As far as I can tell, the only remaining point of contention is sample size. I have no problem with anyone who wants to provide a reasonable rationale for a larger minimum desirable sample size. I’m not convinced that Janet and Daniel’s rationale is reasonable, because it involves detecting an effect that is arbitrarily larger than the smallest important, and I can see no justification for the arbitrariness. If others think it’s OK, then fine, put it in the toolbox, with one caution. Studies will continue to be performed with less than the desirable sample size, and some of those studies should be published. What is the criterion for publication in relation to precision of estimation? If Janet and Daniel’s version of MBx has an implicit stricter criterion than that of MBI/MBD, then there is the potential for publication bias: the smaller the relevant p value(s), the greater the bias arising from sampling variation. Adequate precision of estimation for publication of studies with sub-minimal sample size in MBI/MBD would not be associated with substantial publication bias. (BTW, I misrepresented the rationale for sample-size estimation in MBI/MBD in my previous message. The minimum desirable sample size is that which avoids failure to reject both hypotheses, since that means the effect “could be” beneficial and harmful, or substantially positive and negative, which in MBI/MBD is expressed as “unclear”.)
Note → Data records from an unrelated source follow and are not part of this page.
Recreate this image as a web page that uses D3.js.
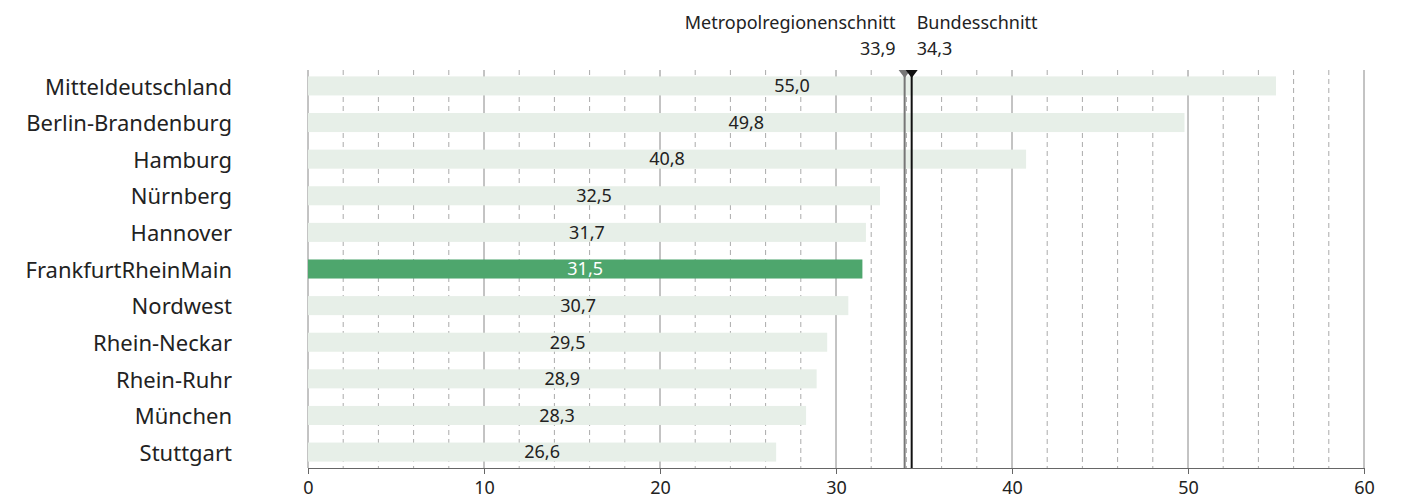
<!DOCTYPE html>
<html>
<head>
<meta charset="utf-8">
<script src="https://cdn.jsdelivr.net/npm/d3@7"></script>
<style>
  body { margin: 0; background: #fff; }
  text { font-family: "Noto Sans", sans-serif; fill: #222; }
</style>
</head>
<body>
<svg id="chart" width="1417" height="499"></svg>
<script>
const regions = ['Mitteldeutschland', 'Berlin-Brandenburg', 'Hamburg', 'Nürnberg', 'Hannover',
  'FrankfurtRheinMain', 'Nordwest', 'Rhein-Neckar', 'Rhein-Ruhr', 'München', 'Stuttgart'];
const values = [55.0, 49.8, 40.8, 32.5, 31.7, 31.5, 30.7, 29.5, 28.9, 28.3, 26.6];
const highlight = 'FrankfurtRheinMain';
const refNames = ['Metropolregionenschnitt', 'Bundesschnitt'];
const refValues = [33.9, 34.3];
const majorTicks = [0, 10, 20, 30, 40, 50, 60];

function drawChart() {
  const svg = d3.select('svg#chart');
  const top = 70;
  const bottom = 468;
  const fmt = (v) => d3.format('.1f')(v).replace('.', ',');

  const x = d3.scaleLinear().domain([0, 60]).range([308, 1364]);
  const y = d3.scaleBand().domain(regions).range([top, bottom]).paddingInner(0.48).paddingOuter(0.175);

  // minor dashed grid every 2
  const minor = d3.range(2, 60, 2).filter((v) => v % 10 !== 0);
  svg.append('g').selectAll('line').data(minor).enter()
    .append('line')
    .attr('x1', (d) => x(d)).attr('x2', (d) => x(d))
    .attr('y1', top).attr('y2', bottom)
    .attr('stroke', '#aaa').attr('stroke-width', 1)
    .attr('stroke-dasharray', '5,4');

  svg.append('g').selectAll('line').data(majorTicks).enter()
    .append('line')
    .attr('x1', (d) => x(d)).attr('x2', (d) => x(d))
    .attr('y1', top).attr('y2', bottom)
    .attr('stroke', '#888').attr('stroke-width', 1);

  // bars
  svg.append('g').selectAll('rect').data(regions).enter()
    .append('rect')
    .attr('x', x(0))
    .attr('y', (d) => y(d))
    .attr('width', (d, i) => x(values[i]) - x(0))
    .attr('height', y.bandwidth())
    .attr('fill', (d) => d === highlight ? '#4ea66d' : '#e7efe8');

  svg.append('g').selectAll('text').data(regions).enter()
    .append('text')
    .attr('x', (d, i) => (x(0) + x(values[i])) / 2)
    .attr('y', (d) => y(d) + y.bandwidth() / 2)
    .attr('dy', '0.35em')
    .attr('text-anchor', 'middle')
    .style('font-size', '18px')
    .style('fill', (d) => d === highlight ? '#fff' : '#222')
    .text((d, i) => fmt(values[i]));

  // category labels
  svg.append('g').selectAll('text').data(regions).enter()
    .append('text')
    .attr('x', 232)
    .attr('y', (d) => y(d) + y.bandwidth() / 2 + 1)
    .attr('dy', '0.35em')
    .attr('text-anchor', 'end')
    .style('font-size', '22px')
    .text((d) => d);

  // x axis
  const axis = svg.append('g')
    .attr('transform', `translate(0,${bottom})`)
    .call(d3.axisBottom(x).tickValues(majorTicks).tickSize(6).tickPadding(7).tickFormat(d3.format('d')));
  axis.select('.domain').attr('stroke', '#666');
  axis.selectAll('.tick line').attr('stroke', '#666');
  axis.selectAll('.tick text').style('font-size', '18px').style('font-family', '"Noto Sans", sans-serif').attr('fill', '#222');

  // reference lines
  const refColors = ['#777', '#111'];
  refValues.forEach((v, i) => {
    const g = svg.append('g');
    g.append('line')
      .attr('x1', x(v)).attr('x2', x(v))
      .attr('y1', top).attr('y2', bottom)
      .attr('stroke', refColors[i]).attr('stroke-width', 2);
    g.append('path')
      .attr('d', `M${x(v) - 6},${top} L${x(v) + 6},${top} L${x(v)},${top + 8} Z`)
      .attr('fill', refColors[i]);
    const left = i === 0;
    const tx = left ? x(v) - 9 : x(v) + 5;
    g.append('text')
      .attr('x', tx).attr('y', 29)
      .attr('text-anchor', left ? 'end' : 'start')
      .style('font-size', '18px')
      .text(refNames[i]);
    g.append('text')
      .attr('x', tx).attr('y', 55)
      .attr('text-anchor', left ? 'end' : 'start')
      .style('font-size', '18px')
      .text(fmt(v));
  });
}

window.addEventListener('load', drawChart);
</script>
</body>
</html>
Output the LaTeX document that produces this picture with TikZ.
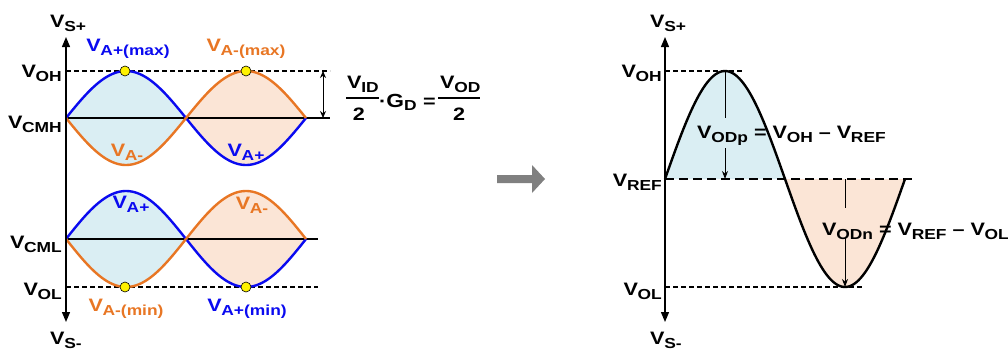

There are two reasons for researchers to opt for MBI/MBD rather than MBx, as currently proposed.

First, if the Bayesian terms hold up for MBI/MBD, it’s easier for people to understand the uncertainty. Sander has argued (and I hope I am not misrepresenting him–he’ll soon put me in my place otherwise) that “the data and the model are ambiguously compatible with benefit” or “the data and the model are weakly compatible with benefit”, and so on, are perhaps more cautious and more in keeping with Popperian philosophy than the Bayesian versions “the data and the model are consistent with possible benefit” or “the data and the model are consistent with likely benefit”, and so on. Researchers will probably shorten the frequentist statements to “the evidence for benefit is ambiguous”, “the evidence for benefit is weak” (unfortunately these sound similar), and so on, while the Bayesian terms will become simply “the effect is possibly beneficial”, 'the effect is likely beneficial", and so on. Obviously it is important for researchers to be up-front with the limitations of their data and model, whichever way they express the outcome.

Secondly, MBI/MBD has a smaller minimum desirable sample size than MBx. At this point I get accused of promoting small-sample studies, but I hasten to point out that studies with the kind of sample size estimated for MBI/MBD would be regarded as acceptable, if not large, in exercise and sport science, and probably in psychology and other empirical disciplines. For a simple comparison of means using standardization for the smallest effect (Cohen’s d = 0.20), the sample size is 135 in each of the two groups. For a correlation, where 0.10 is the smallest, the sample size is 270. For a crossover of competitive athletic performance it’s 62, and for a controlled trial it’s 118 in each of the two groups (unheard of!). For a prospective study of injury with a smallest important hazard ratio of 1.11 (or 0.90 for reduction in risk), it’s 2020 (also rare!), assuming 50% incidence in the unexposed group and 50% exposure, and much more than 2020 for lower incidence and exposure. Of course, researchers will do studies with smaller sample sizes than these, so now you have to decide at what point the study is publishable. I have yet to see another inferential method that works better than MBI/MBD for decision-making and publishing of small-sample studies, but that doesn’t mean I promote such studies. Give me a break, please, guys.